- _MATERIAL_
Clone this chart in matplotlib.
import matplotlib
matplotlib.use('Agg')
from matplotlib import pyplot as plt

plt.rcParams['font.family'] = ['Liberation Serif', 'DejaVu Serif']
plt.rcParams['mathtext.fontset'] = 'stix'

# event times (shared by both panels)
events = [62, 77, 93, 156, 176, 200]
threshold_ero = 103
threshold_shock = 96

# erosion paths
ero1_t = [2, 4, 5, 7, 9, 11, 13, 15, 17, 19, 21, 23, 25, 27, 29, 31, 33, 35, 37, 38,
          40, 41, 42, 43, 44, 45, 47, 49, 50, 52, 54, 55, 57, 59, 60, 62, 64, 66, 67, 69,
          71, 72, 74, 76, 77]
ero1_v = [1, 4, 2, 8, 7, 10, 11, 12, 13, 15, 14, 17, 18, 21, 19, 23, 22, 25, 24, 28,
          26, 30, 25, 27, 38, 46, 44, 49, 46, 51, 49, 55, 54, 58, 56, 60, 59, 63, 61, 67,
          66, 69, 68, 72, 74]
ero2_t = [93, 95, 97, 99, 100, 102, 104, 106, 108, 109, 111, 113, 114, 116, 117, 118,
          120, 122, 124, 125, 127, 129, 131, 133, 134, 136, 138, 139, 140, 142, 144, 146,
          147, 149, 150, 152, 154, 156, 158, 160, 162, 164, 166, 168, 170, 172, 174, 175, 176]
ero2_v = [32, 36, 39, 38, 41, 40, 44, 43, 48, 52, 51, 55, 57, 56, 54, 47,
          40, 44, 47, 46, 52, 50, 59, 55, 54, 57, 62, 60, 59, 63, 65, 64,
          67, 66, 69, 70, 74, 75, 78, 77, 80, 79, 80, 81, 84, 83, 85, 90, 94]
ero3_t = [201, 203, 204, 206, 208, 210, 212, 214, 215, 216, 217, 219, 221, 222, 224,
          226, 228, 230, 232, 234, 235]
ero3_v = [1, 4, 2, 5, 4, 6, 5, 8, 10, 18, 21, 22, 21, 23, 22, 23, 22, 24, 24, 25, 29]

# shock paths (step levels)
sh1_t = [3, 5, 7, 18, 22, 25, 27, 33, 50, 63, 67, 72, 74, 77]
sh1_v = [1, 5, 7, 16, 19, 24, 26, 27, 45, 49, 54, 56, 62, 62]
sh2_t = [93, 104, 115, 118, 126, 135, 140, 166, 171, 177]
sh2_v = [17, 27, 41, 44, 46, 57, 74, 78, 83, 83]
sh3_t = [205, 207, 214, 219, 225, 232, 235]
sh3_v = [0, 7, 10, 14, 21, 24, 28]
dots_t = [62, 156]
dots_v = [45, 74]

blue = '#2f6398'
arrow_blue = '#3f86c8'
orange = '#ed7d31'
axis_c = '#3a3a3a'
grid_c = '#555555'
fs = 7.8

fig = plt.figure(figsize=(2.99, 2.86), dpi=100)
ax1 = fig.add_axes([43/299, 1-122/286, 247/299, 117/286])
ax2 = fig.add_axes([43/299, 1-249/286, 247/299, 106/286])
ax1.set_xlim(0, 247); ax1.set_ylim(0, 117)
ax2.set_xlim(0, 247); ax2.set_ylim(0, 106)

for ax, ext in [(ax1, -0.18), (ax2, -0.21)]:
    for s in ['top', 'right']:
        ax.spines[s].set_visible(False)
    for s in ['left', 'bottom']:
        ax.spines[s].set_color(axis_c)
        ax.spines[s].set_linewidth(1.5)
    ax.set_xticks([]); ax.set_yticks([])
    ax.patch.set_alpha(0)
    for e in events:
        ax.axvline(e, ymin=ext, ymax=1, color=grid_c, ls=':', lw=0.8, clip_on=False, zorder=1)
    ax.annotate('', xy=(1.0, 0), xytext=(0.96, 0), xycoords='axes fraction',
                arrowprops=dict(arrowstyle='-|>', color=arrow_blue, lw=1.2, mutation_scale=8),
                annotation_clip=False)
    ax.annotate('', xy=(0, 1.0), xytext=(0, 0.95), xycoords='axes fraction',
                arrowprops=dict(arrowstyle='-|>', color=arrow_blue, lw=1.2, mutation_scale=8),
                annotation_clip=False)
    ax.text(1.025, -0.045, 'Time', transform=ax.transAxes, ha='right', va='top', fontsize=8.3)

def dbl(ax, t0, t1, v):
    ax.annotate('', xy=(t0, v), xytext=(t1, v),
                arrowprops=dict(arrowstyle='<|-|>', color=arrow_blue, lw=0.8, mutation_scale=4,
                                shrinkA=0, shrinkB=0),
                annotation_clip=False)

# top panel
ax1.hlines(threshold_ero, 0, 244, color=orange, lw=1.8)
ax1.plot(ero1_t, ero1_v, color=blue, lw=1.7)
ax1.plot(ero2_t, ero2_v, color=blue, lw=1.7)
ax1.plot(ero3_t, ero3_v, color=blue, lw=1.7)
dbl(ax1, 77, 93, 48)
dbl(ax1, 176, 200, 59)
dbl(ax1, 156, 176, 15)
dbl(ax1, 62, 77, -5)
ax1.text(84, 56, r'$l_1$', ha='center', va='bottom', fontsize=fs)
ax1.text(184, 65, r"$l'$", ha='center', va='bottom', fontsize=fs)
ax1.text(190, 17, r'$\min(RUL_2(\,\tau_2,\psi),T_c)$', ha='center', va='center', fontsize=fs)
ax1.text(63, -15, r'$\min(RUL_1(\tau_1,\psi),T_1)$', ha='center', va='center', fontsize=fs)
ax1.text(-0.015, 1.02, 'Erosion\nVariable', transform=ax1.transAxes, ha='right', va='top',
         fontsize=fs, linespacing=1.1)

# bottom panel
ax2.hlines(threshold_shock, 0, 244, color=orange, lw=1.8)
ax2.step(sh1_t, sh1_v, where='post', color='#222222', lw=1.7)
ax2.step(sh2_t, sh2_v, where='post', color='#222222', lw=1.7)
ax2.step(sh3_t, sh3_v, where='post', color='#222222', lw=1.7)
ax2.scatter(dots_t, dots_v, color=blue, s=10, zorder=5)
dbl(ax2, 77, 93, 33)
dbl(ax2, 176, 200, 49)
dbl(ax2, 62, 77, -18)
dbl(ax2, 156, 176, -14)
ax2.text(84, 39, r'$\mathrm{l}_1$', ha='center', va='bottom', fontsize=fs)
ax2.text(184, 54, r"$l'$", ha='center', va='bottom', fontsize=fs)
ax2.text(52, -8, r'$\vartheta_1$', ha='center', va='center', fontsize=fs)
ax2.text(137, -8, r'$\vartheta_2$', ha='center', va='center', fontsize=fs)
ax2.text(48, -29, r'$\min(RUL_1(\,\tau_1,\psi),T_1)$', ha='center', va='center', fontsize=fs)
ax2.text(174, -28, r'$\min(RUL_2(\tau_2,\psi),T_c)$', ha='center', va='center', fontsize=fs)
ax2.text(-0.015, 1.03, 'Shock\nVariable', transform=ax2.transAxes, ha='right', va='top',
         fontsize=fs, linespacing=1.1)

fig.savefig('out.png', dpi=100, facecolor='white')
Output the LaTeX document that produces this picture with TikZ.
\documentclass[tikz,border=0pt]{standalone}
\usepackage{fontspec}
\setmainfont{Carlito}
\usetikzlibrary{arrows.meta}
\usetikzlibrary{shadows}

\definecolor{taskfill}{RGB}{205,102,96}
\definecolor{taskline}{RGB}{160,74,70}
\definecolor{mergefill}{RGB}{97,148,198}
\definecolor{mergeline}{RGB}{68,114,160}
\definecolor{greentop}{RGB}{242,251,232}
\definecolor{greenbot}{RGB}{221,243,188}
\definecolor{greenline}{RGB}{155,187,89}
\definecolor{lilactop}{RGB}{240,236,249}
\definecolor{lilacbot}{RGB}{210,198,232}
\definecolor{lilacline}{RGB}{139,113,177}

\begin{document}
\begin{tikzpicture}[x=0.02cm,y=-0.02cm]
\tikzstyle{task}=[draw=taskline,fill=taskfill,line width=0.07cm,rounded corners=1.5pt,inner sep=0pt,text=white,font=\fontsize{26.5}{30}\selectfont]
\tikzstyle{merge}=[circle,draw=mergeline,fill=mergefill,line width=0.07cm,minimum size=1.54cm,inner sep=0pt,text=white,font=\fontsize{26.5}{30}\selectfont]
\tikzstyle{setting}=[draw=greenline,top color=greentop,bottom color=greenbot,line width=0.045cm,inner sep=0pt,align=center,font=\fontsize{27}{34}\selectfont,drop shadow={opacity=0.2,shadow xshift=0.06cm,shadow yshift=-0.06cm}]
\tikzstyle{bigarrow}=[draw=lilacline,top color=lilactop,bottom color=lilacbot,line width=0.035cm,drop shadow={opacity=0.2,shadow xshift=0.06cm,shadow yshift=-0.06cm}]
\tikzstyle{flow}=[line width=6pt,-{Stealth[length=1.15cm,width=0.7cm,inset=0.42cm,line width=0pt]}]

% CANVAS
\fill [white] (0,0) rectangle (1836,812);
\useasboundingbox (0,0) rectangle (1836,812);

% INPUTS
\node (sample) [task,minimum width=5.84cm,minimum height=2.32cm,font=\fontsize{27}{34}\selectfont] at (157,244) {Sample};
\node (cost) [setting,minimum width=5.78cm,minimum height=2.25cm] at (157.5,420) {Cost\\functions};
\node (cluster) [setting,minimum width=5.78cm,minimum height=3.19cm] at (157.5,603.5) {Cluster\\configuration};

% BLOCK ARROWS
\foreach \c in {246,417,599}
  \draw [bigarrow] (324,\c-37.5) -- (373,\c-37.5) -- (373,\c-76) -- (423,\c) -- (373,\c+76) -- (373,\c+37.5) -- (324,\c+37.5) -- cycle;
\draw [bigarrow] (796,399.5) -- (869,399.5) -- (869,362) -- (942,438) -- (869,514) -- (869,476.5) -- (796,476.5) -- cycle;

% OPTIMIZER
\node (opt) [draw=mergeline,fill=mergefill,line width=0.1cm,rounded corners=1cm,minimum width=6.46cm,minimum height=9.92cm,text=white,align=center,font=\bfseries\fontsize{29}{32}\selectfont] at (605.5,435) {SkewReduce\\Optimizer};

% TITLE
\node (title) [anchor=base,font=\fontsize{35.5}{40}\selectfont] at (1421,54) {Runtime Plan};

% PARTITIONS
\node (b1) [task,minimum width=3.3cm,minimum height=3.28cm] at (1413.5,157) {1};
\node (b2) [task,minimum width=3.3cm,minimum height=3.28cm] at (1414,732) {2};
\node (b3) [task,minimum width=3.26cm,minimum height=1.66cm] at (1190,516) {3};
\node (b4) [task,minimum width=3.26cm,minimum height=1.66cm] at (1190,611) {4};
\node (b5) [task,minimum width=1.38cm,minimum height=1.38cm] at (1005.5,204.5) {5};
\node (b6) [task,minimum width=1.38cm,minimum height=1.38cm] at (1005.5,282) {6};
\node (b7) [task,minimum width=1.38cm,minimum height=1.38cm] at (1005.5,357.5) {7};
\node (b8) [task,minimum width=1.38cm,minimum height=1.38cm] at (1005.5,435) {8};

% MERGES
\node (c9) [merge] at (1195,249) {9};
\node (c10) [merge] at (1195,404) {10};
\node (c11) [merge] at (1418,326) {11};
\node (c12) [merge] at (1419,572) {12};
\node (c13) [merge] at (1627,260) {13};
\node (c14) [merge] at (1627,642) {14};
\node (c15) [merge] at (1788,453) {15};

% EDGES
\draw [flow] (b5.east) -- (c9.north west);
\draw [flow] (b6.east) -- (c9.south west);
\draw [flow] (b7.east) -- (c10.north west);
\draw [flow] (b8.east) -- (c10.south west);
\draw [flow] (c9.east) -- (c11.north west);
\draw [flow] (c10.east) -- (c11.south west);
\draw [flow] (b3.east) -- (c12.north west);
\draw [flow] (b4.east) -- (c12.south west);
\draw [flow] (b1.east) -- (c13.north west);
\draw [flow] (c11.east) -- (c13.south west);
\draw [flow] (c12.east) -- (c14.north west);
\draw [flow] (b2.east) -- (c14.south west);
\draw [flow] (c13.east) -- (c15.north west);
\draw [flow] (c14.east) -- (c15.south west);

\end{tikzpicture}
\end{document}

- _THE TASK_
Take the lines above from the first through the one containing "threshold_shock = 96" and reproduce them exactly; include nothing else.

- _FINAL RESULT_
Clone this chart in matplotlib.
import matplotlib
matplotlib.use('Agg')
from matplotlib import pyplot as plt

plt.rcParams['font.family'] = ['Liberation Serif', 'DejaVu Serif']
plt.rcParams['mathtext.fontset'] = 'stix'

# event times (shared by both panels)
events = [62, 77, 93, 156, 176, 200]
threshold_ero = 103
threshold_shock = 96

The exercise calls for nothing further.